Job => Each line in the material below, starting at the one with "Reproduce this diagram with TikZ." and ending at the one with "(disp5) at (150.5,670)", is to be reproduced exactly; no picture is to be copied.

Supplied data =>
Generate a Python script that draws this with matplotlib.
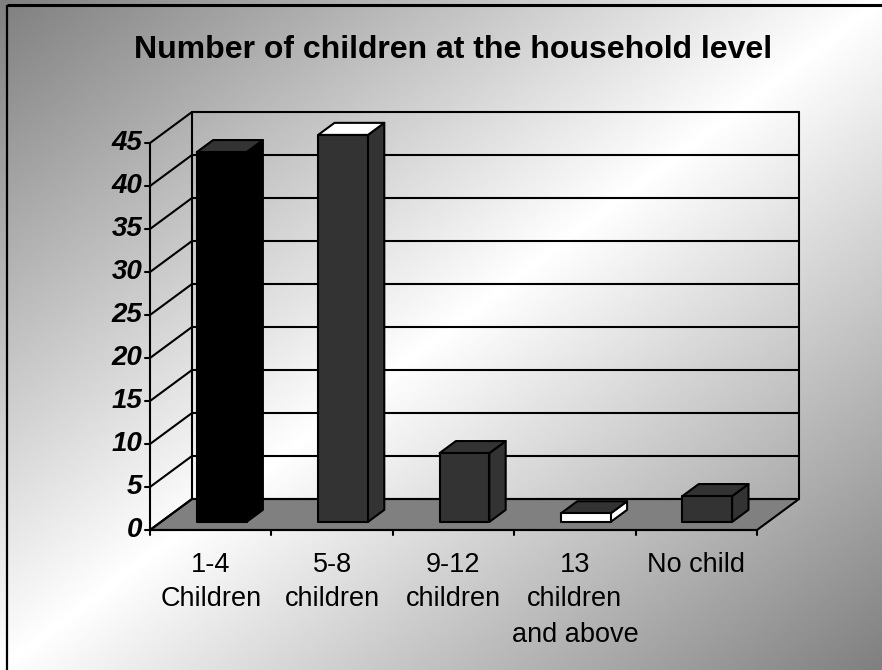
...
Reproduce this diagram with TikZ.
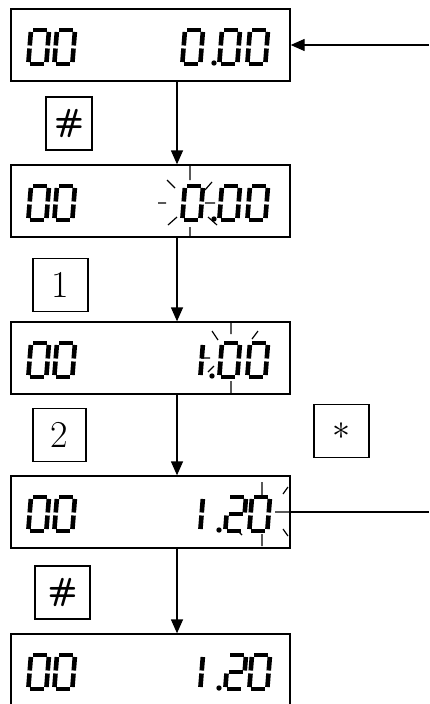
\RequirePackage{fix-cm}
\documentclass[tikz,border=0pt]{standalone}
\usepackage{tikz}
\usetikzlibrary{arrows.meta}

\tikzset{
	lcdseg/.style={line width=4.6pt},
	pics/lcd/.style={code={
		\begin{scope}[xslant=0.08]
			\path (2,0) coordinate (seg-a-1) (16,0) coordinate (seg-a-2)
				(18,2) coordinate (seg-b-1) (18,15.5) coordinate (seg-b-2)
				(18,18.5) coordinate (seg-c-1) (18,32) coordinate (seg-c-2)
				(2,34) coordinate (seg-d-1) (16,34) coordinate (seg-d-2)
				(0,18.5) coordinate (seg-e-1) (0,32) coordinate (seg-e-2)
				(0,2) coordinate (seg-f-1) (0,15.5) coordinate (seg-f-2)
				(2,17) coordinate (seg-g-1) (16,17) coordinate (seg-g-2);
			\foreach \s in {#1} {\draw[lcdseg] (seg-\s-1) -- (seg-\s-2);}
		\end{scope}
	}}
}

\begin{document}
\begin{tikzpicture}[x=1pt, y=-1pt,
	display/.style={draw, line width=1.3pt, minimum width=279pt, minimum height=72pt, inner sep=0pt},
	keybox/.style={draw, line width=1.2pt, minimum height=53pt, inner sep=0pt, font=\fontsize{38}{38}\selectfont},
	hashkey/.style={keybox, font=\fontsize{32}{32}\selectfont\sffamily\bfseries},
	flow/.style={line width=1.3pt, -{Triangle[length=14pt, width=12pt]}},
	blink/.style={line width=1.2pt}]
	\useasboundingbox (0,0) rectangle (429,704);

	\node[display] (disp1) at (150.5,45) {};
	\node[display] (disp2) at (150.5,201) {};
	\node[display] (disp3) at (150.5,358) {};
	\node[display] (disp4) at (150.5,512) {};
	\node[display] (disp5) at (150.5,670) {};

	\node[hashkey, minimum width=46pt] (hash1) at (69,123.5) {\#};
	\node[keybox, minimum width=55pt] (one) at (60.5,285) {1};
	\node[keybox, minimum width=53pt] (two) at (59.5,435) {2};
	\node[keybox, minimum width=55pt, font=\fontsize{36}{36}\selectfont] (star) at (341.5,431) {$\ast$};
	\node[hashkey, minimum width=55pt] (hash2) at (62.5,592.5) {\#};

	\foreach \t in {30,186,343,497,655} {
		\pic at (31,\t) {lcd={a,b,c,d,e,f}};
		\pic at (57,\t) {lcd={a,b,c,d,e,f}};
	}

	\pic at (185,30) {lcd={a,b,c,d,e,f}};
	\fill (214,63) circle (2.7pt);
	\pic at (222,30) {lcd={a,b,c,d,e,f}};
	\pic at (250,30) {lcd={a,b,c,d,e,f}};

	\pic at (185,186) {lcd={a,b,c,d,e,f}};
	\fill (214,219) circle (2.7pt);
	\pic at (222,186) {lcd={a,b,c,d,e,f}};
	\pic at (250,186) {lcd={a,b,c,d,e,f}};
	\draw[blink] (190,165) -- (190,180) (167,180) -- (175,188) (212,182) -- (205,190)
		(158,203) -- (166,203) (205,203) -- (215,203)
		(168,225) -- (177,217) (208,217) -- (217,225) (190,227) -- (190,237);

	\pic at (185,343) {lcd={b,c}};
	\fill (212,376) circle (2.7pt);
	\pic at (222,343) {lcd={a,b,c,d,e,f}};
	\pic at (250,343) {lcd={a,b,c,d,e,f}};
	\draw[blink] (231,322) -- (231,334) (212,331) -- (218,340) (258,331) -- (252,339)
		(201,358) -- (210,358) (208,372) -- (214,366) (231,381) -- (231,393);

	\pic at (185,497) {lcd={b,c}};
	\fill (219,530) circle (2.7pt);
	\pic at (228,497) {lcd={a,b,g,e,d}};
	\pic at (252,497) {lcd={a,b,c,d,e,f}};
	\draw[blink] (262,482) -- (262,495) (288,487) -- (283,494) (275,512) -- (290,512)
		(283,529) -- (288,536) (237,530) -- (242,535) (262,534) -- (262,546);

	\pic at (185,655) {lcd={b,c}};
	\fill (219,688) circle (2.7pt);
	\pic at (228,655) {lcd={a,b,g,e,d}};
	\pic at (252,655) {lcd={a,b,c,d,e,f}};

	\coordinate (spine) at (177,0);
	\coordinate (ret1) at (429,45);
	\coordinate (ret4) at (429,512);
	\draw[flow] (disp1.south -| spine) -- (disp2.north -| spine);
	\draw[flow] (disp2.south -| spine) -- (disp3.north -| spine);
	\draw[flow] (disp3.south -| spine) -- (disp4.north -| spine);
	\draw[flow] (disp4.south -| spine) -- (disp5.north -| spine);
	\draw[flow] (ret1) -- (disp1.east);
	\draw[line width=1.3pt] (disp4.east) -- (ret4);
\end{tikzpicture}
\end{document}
--
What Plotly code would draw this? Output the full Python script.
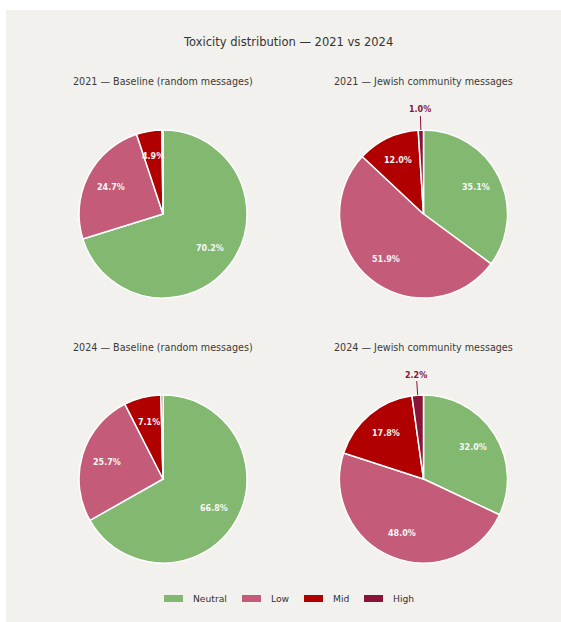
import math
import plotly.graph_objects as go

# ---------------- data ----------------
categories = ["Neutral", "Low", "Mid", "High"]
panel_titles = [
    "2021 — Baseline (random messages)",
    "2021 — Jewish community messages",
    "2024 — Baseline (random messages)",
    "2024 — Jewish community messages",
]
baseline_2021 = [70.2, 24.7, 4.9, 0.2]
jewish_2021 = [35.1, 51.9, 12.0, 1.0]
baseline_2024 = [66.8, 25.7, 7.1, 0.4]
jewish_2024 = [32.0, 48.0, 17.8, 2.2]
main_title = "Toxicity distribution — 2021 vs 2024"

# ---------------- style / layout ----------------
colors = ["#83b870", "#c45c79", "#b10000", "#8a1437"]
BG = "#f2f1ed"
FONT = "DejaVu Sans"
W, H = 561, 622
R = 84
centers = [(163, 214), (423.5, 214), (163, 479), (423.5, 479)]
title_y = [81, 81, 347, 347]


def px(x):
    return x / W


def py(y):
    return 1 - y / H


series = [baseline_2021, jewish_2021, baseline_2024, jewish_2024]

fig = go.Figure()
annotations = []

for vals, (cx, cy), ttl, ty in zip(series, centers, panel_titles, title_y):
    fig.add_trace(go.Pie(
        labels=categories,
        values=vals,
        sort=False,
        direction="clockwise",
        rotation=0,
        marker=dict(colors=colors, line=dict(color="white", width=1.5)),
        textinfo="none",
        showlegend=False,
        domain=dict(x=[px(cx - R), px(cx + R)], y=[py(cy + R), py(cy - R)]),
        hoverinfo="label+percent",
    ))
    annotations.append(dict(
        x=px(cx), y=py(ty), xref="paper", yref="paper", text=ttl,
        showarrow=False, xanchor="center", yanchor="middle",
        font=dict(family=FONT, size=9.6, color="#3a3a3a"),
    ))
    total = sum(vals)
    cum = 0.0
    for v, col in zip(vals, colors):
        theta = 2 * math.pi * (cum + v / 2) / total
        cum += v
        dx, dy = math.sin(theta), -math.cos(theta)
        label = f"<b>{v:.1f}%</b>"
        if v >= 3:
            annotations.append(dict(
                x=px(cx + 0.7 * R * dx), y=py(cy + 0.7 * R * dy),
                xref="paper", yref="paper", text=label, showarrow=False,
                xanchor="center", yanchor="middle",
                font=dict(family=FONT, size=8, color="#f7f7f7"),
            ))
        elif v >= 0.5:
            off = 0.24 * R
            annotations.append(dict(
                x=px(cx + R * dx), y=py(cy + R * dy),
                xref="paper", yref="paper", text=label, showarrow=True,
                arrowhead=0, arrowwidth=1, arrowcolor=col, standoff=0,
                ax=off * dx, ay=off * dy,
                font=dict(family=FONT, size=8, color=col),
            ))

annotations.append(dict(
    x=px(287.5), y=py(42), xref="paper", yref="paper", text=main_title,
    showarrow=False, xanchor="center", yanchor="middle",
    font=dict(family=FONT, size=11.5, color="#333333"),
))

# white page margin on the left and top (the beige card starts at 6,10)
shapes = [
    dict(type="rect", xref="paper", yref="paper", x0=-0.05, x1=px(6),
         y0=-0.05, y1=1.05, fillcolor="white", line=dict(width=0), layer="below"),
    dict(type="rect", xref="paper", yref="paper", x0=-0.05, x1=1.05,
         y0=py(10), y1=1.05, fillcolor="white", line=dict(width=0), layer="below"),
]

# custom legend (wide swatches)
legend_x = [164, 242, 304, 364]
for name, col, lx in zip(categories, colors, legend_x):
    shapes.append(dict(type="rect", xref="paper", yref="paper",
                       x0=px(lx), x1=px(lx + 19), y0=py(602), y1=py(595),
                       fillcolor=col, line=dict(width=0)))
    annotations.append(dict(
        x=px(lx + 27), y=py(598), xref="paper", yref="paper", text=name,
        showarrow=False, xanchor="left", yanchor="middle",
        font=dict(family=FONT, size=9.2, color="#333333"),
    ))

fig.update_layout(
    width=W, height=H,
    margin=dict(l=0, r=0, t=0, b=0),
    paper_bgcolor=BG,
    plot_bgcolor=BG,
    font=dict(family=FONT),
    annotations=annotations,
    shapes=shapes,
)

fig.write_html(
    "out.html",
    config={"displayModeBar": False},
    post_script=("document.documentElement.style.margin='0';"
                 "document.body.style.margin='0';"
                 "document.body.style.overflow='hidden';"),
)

Written solution =>
Reproduce this diagram with TikZ.
\RequirePackage{fix-cm}
\documentclass[tikz,border=0pt]{standalone}
\usepackage{tikz}
\usetikzlibrary{arrows.meta}

\tikzset{
	lcdseg/.style={line width=4.6pt},
	pics/lcd/.style={code={
		\begin{scope}[xslant=0.08]
			\path (2,0) coordinate (seg-a-1) (16,0) coordinate (seg-a-2)
				(18,2) coordinate (seg-b-1) (18,15.5) coordinate (seg-b-2)
				(18,18.5) coordinate (seg-c-1) (18,32) coordinate (seg-c-2)
				(2,34) coordinate (seg-d-1) (16,34) coordinate (seg-d-2)
				(0,18.5) coordinate (seg-e-1) (0,32) coordinate (seg-e-2)
				(0,2) coordinate (seg-f-1) (0,15.5) coordinate (seg-f-2)
				(2,17) coordinate (seg-g-1) (16,17) coordinate (seg-g-2);
			\foreach \s in {#1} {\draw[lcdseg] (seg-\s-1) -- (seg-\s-2);}
		\end{scope}
	}}
}

\begin{document}
\begin{tikzpicture}[x=1pt, y=-1pt,
	display/.style={draw, line width=1.3pt, minimum width=279pt, minimum height=72pt, inner sep=0pt},
	keybox/.style={draw, line width=1.2pt, minimum height=53pt, inner sep=0pt, font=\fontsize{38}{38}\selectfont},
	hashkey/.style={keybox, font=\fontsize{32}{32}\selectfont\sffamily\bfseries},
	flow/.style={line width=1.3pt, -{Triangle[length=14pt, width=12pt]}},
	blink/.style={line width=1.2pt}]
	\useasboundingbox (0,0) rectangle (429,704);

	\node[display] (disp1) at (150.5,45) {};
	\node[display] (disp2) at (150.5,201) {};
	\node[display] (disp3) at (150.5,358) {};
	\node[display] (disp4) at (150.5,512) {};
	\node[display] (disp5) at (150.5,670) {};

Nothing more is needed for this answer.